Heroin Stole My Siblings

Heroin | Addiction | Drugs | Addict

Once upon a time there were three kids who were raised in the heart of suburbia in the Midwest. We went to church every Sunday. We had a mother and father in the home. We participated in scouts and after-school sports. We kneeled to pray and hugged each other good night. We ate dinner at the table and had conversations about our days. We all loved to read. Then one day we all grew up and one of us decided to start shooting up heroin. She was the youngest and had some issues fitting in as a teenager. The bullying in high school took its toll and she decided the best way to mask the pain of not being in the “in” crowd was to begin taking drugs and drinking. As she got older, marijuana and wine coolers were not enough to ease the anxiety. She moved on up to heroin and began to sell herself as a way to pay for the drug. The drug was the only thing that kept her motivated. It put her to bed at night and gave her a reason to wake up in the morning. She had two children and lost them both because she was a slave to the needle and the poison held within. As heartbreaking as it was to lose my niece and nephew, that wasn’t the worst thing that she could have done to me and my family.

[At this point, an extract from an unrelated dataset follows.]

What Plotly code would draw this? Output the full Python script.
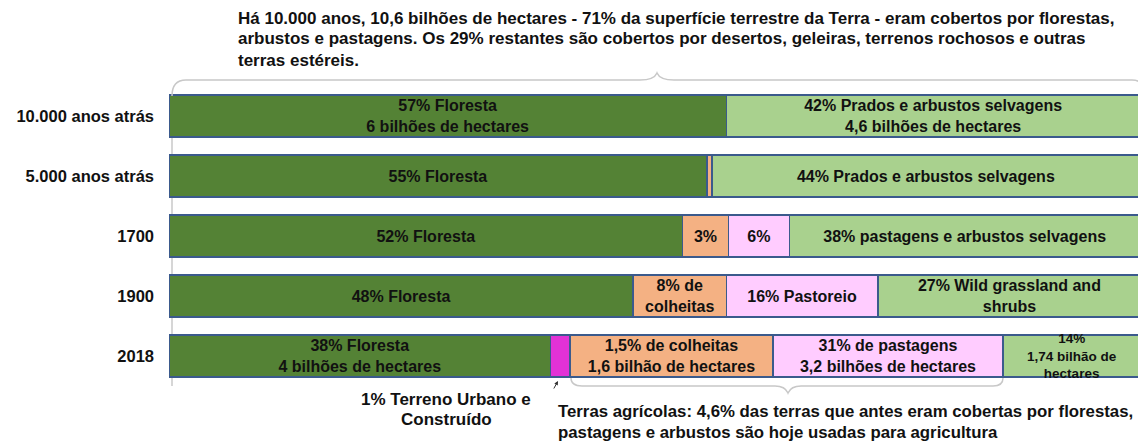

My brother was a carpenter and built half a million dollar homes in affluent cities in our state. He was taking prescription pain pills to alleviate the pain in his back. One day they were hanging out and she decided to share with him the magical pain reliever that is heroin. He was scared, but he needed to be able to get through the pain and work 12 hours building homes. So he allowed her to wrap a rubber band around his arm and shoot a needle full of heroin into his arm. All it takes is once and you are hooked. The drug is a jealous bitch and she does not allow you to think about anything but her all day and all night. I am not a doctor, just a teacher, but they tell us the warning signs to look for in our adolescent students and I could tell that my kind, generous, jovial brother was gone. I confronted him. When he admitted that he had been hooked for months I could barely breathe. He lost his apartment and was living in a Days Inn with my sister. He lost his job building homes and was busy doing odd jobs to pay for his drug. They both would do $20 of heroin to numb themselves and follow it with $20 worth of crack to stay awake and pretend to be functioning members of society.

You cannot predict who this drug will lay claim to. In my circle of friends more than half of us know someone who has become addicted and is unable to let go and move on without heroin as their trusty sidekick. Siblings, children, parents, best friends, co-workers. Heroin does not discriminate. Heroin does not leave anyone out of the fun. It destroys families, friendships, jobs, and trust. It stole my sister and brother from me. Despite several attempts at rehab, neither of them are clean right now and they will never again be the little kids I climbed trees and went sledding with. They are people I used to know and miss terribly.